> **Given request**: Copy everything in the listing below word for word, apart from any images.

> **Dataset section**:
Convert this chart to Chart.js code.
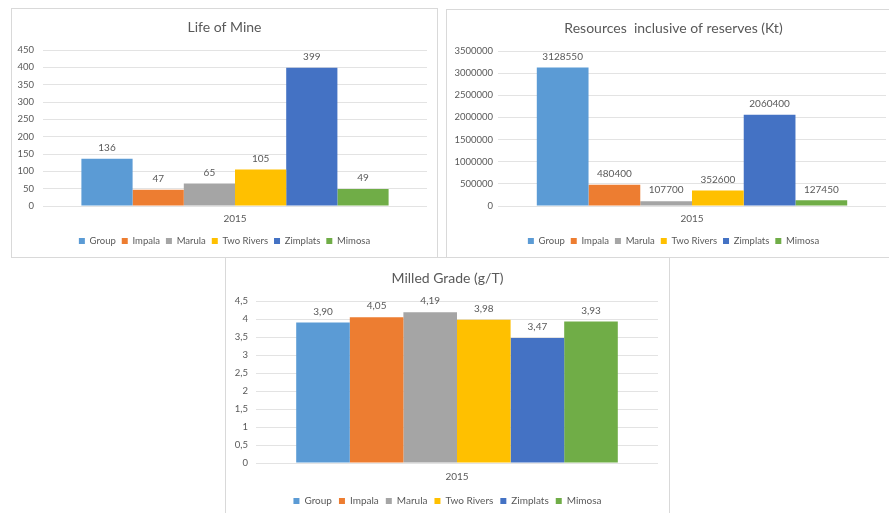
<!DOCTYPE html>
<html>
<head>
<meta charset="utf-8">
<script src="https://cdn.jsdelivr.net/npm/chart.js@4.4.1/dist/chart.umd.min.js"></script>
<style>
    html, body { margin: 0; padding: 0; background: #fff; overflow: hidden; width: 889px; height: 513px; }
    .box { position: absolute; border: 1px solid #d9d9d9; box-sizing: border-box; background: #fff; }
    .box canvas { display: block; }
</style>
</head>
<body>
<div class="box" style="left:225px; top:257px; width:445px; height:262px;"><canvas id="gradeChart" width="443" height="260"></canvas></div>
<div class="box" style="left:11px; top:8px; width:427px; height:250px;"><canvas id="lifeChart" width="425" height="248"></canvas></div>
<div class="box" style="left:446px; top:9px; width:455px; height:249px;"><canvas id="resourceChart" width="453" height="247"></canvas></div>
<script>
const categories = ['2015'];
const seriesNames = ['Group', 'Impala', 'Marula', 'Two Rivers', 'Zimplats', 'Mimosa'];
const seriesColors = ['#5B9BD5', '#ED7D31', '#A5A5A5', '#FFC000', '#4472C4', '#70AD47'];

const lifeOfMine = [136, 47, 65, 105, 399, 49];
const resources = [3128550, 480400, 107700, 352600, 2060400, 127450];
const milledGrade = [3.90, 4.05, 4.19, 3.98, 3.47, 3.93];

const TEXT_COLOR = '#595959';
const GRID_COLOR = '#e3e3e3';

Chart.defaults.font.family = 'Lato, "Open Sans", sans-serif';
Chart.defaults.color = TEXT_COLOR;

// draws the value above each bar
const valueLabels = {
    id: 'valueLabels',
    afterLayout(chart) {
        // let the y tick labels spill into the side padding instead of being clipped
        chart.scales.y.left = 0;
    },
    afterDatasetsDraw(chart, args, opts) {
        const ctx = chart.ctx;
        ctx.save();
        ctx.font = '10px Lato, "Open Sans", sans-serif';
        ctx.fillStyle = TEXT_COLOR;
        ctx.textAlign = 'center';
        ctx.textBaseline = 'middle';
        chart.data.datasets.forEach((ds, i) => {
            const meta = chart.getDatasetMeta(i);
            meta.data.forEach((bar, j) => {
                ctx.fillText(opts.format(ds.data[j]), bar.x, bar.y - 11);
            });
        });
        ctx.restore();
    }
};

function makeChart(id, cfg) {
    const datasets = seriesNames.map((name, i) => ({
        label: name,
        data: [cfg.values[i]],
        backgroundColor: seriesColors[i],
        borderWidth: 0,
        categoryPercentage: 0.8,
        barPercentage: 1.0
    }));

    return new Chart(document.getElementById(id), {
        type: 'bar',
        data: { labels: categories, datasets: datasets },
        plugins: [valueLabels],
        options: {
            responsive: false,
            animation: false,
            layout: {
                padding: { left: cfg.padSide, right: cfg.padSide, top: 0, bottom: cfg.padBottom }
            },
            plugins: {
                title: {
                    display: true,
                    text: cfg.title,
                    color: TEXT_COLOR,
                    font: { size: 14, weight: 'normal' },
                    padding: { top: cfg.titleTop, bottom: cfg.titleBottom }
                },
                legend: {
                    position: 'bottom',
                    labels: {
                        boxWidth: 6,
                        boxHeight: 6,
                        padding: cfg.legendPad,
                        color: TEXT_COLOR,
                        font: { size: cfg.legendSize }
                    }
                },
                tooltip: { enabled: false },
                valueLabels: { format: cfg.labelFormat }
            },
            scales: {
                x: {
                    grid: { display: false, drawTicks: false },
                    border: { display: false },
                    ticks: { padding: cfg.xPad, font: { size: 10 }, color: TEXT_COLOR },
                    afterFit: function(scale) {
                        scale.height = cfg.xHeight;
                    }
                },
                y: {
                    min: 0,
                    max: cfg.max,
                    grid: { color: GRID_COLOR, drawTicks: false },
                    border: { display: false },
                    ticks: {
                        stepSize: cfg.step,
                        padding: cfg.yPad,
                        font: { size: 9.5 },
                        color: TEXT_COLOR,
                        callback: cfg.tickFormat
                    },
                    afterFit: function(scale) {
                        scale.width = cfg.yWidth;
                    }
                }
            }
        }
    });
}

makeChart('lifeChart', {
    title: 'Life of Mine',
    values: lifeOfMine,
    max: 450, step: 50,
    tickFormat: v => String(v),
    labelFormat: v => String(v),
    yWidth: 21, yPad: 9, padSide: 10, padBottom: 1.25,
    titleTop: 10, titleBottom: 14.2,
    xPad: 7, xHeight: 24.25, legendPad: 6, legendSize: 9.5
});

makeChart('resourceChart', {
    title: 'Resources  inclusive of reserves (Kt)',
    values: resources,
    max: 3500000, step: 500000,
    tickFormat: v => String(v),
    labelFormat: v => String(v),
    yWidth: 37, yPad: 5, padSide: 14, padBottom: 1.25,
    titleTop: 10, titleBottom: 14.2,
    xPad: 7, xHeight: 24.25, legendPad: 6, legendSize: 9.5
});

makeChart('gradeChart', {
    title: 'Milled Grade (g/T)',
    values: milledGrade,
    max: 4.5, step: 0.5,
    tickFormat: v => String(v).replace('.', ','),
    labelFormat: v => v.toFixed(2).replace('.', ','),
    yWidth: 19, yPad: 8, padSide: 11, padBottom: 2,
    titleTop: 11.6, titleBottom: 14.6,
    xPad: 8, xHeight: 26, legendPad: 7, legendSize: 10
});
</script>
</body>
</html>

> **Result below**:
Convert this chart to Chart.js code.
<!DOCTYPE html>
<html>
<head>
<meta charset="utf-8">
<script src="https://cdn.jsdelivr.net/npm/chart.js@4.4.1/dist/chart.umd.min.js"></script>
<style>
    html, body { margin: 0; padding: 0; background: #fff; overflow: hidden; width: 889px; height: 513px; }
    .box { position: absolute; border: 1px solid #d9d9d9; box-sizing: border-box; background: #fff; }
    .box canvas { display: block; }
</style>
</head>
<body>
<div class="box" style="left:225px; top:257px; width:445px; height:262px;"><canvas id="gradeChart" width="443" height="260"></canvas></div>
<div class="box" style="left:11px; top:8px; width:427px; height:250px;"><canvas id="lifeChart" width="425" height="248"></canvas></div>
<div class="box" style="left:446px; top:9px; width:455px; height:249px;"><canvas id="resourceChart" width="453" height="247"></canvas></div>
<script>
const categories = ['2015'];
const seriesNames = ['Group', 'Impala', 'Marula', 'Two Rivers', 'Zimplats', 'Mimosa'];
const seriesColors = ['#5B9BD5', '#ED7D31', '#A5A5A5', '#FFC000', '#4472C4', '#70AD47'];

const lifeOfMine = [136, 47, 65, 105, 399, 49];
const resources = [3128550, 480400, 107700, 352600, 2060400, 127450];
const milledGrade = [3.90, 4.05, 4.19, 3.98, 3.47, 3.93];

const TEXT_COLOR = '#595959';
const GRID_COLOR = '#e3e3e3';

Chart.defaults.font.family = 'Lato, "Open Sans", sans-serif';
Chart.defaults.color = TEXT_COLOR;

// draws the value above each bar
const valueLabels = {
    id: 'valueLabels',
    afterLayout(chart) {
        // let the y tick labels spill into the side padding instead of being clipped
        chart.scales.y.left = 0;
    },
    afterDatasetsDraw(chart, args, opts) {
        const ctx = chart.ctx;
        ctx.save();
        ctx.font = '10px Lato, "Open Sans", sans-serif';
        ctx.fillStyle = TEXT_COLOR;
        ctx.textAlign = 'center';
        ctx.textBaseline = 'middle';
        chart.data.datasets.forEach((ds, i) => {
            const meta = chart.getDatasetMeta(i);
            meta.data.forEach((bar, j) => {
                ctx.fillText(opts.format(ds.data[j]), bar.x, bar.y - 11);
            });
        });
        ctx.restore();
    }
};

function makeChart(id, cfg) {
    const datasets = seriesNames.map((name, i) => ({
        label: name,
        data: [cfg.values[i]],
        backgroundColor: seriesColors[i],
        borderWidth: 0,
        categoryPercentage: 0.8,
        barPercentage: 1.0
    }));

    return new Chart(document.getElementById(id), {
        type: 'bar',
        data: { labels: categories, datasets: datasets },
        plugins: [valueLabels],
        options: {
            responsive: false,
            animation: false,
            layout: {
                padding: { left: cfg.padSide, right: cfg.padSide, top: 0, bottom: cfg.padBottom }
            },
            plugins: {
                title: {
                    display: true,
                    text: cfg.title,
                    color: TEXT_COLOR,
                    font: { size: 14, weight: 'normal' },
                    padding: { top: cfg.titleTop, bottom: cfg.titleBottom }
                },
                legend: {
                    position: 'bottom',
                    labels: {
                        boxWidth: 6,
                        boxHeight: 6,
                        padding: cfg.legendPad,
                        color: TEXT_COLOR,
                        font: { size: cfg.legendSize }
                    }
                },
                tooltip: { enabled: false },
                valueLabels: { format: cfg.labelFormat }
            },
            scales: {
                x: {
                    grid: { display: false, drawTicks: false },
                    border: { display: false },
                    ticks: { padding: cfg.xPad, font: { size: 10 }, color: TEXT_COLOR },
                    afterFit: function(scale) {
                        scale.height = cfg.xHeight;
                    }
                },
                y: {
                    min: 0,
                    max: cfg.max,
                    grid: { color: GRID_COLOR, drawTicks: false },
                    border: { display: false },
                    ticks: {
                        stepSize: cfg.step,
                        padding: cfg.yPad,
                        font: { size: 9.5 },
                        color: TEXT_COLOR,
                        callback: cfg.tickFormat
                    },
                    afterFit: function(scale) {
                        scale.width = cfg.yWidth;
                    }
                }
            }
        }
    });
}

makeChart('lifeChart', {
    title: 'Life of Mine',
    values: lifeOfMine,
    max: 450, step: 50,
    tickFormat: v => String(v),
    labelFormat: v => String(v),
    yWidth: 21, yPad: 9, padSide: 10, padBottom: 1.25,
    titleTop: 10, titleBottom: 14.2,
    xPad: 7, xHeight: 24.25, legendPad: 6, legendSize: 9.5
});

makeChart('resourceChart', {
    title: 'Resources  inclusive of reserves (Kt)',
    values: resources,
    max: 3500000, step: 500000,
    tickFormat: v => String(v),
    labelFormat: v => String(v),
    yWidth: 37, yPad: 5, padSide: 14, padBottom: 1.25,
    titleTop: 10, titleBottom: 14.2,
    xPad: 7, xHeight: 24.25, legendPad: 6, legendSize: 9.5
});

makeChart('gradeChart', {
    title: 'Milled Grade (g/T)',
    values: milledGrade,
    max: 4.5, step: 0.5,
    tickFormat: v => String(v).replace('.', ','),
    labelFormat: v => v.toFixed(2).replace('.', ','),
    yWidth: 19, yPad: 8, padSide: 11, padBottom: 2,
    titleTop: 11.6, titleBottom: 14.6,
    xPad: 8, xHeight: 26, legendPad: 7, legendSize: 10
});
</script>
</body>
</html>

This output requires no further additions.